IBM Bluemix has a cloud offering that does image recognition. I played around with it and it is really fantastic, but I don't know if it offers the level of customization you would need. From what I saw it is more like from their object database. Still, if you have a few spare moment, it is worth taking a look at... it is kind of like Google Goggles.
I also recall seeing some API offerings at mashape.com that did image recognition. Once again, I don't know if it will allow you to add your own customization to detect person A and person B.
Quite possible the above posts were a waste of your time
Finally, the French system SARAH will do this. So I know it can be done. Although it requires a Kinect, and proper training (pretty cool how it works). And heavily utilizes system resources on the PC running it.
Finally, and this
may be your most promising prospect,
http://docs.opencv.org/modules/contrib/doc/facerec/facerec_tutorial.html.
I agree with you it would be great to have the ability for your house to know who is in it and where. Even better to know when someone unknown is in it and react. But I am will to bet the implementation of such a system will either require $$$ or heavy system resource utilization. Running a Kinect with full recognition turned on ramps the CPU way up.

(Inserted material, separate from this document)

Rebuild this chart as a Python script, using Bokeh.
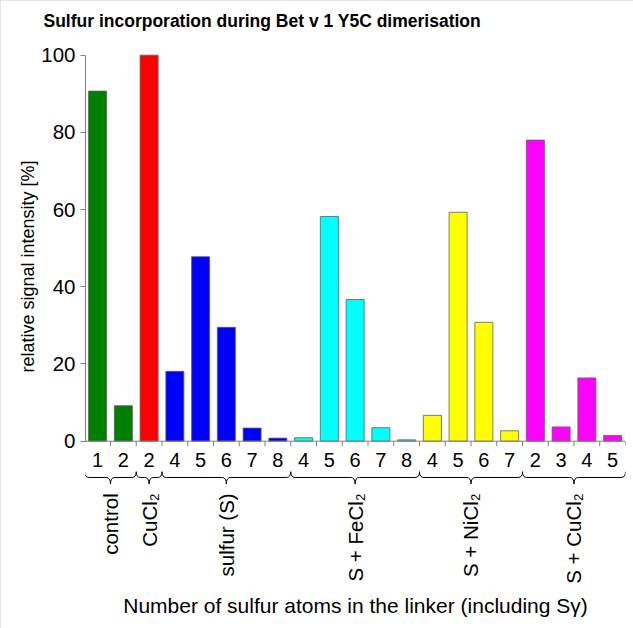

I think it would be really cool to have the home system know my wife is downstairs in the living room, and I'm upstairs in the bedroom. I could say 'Ask Jill if she wants to go out for dinner' and the downstairs system would output my message to her, she could respond, and my system would announce back to me. All because, one way or another, the system is able to determine our location (I realize there are various ways this could be accomplished).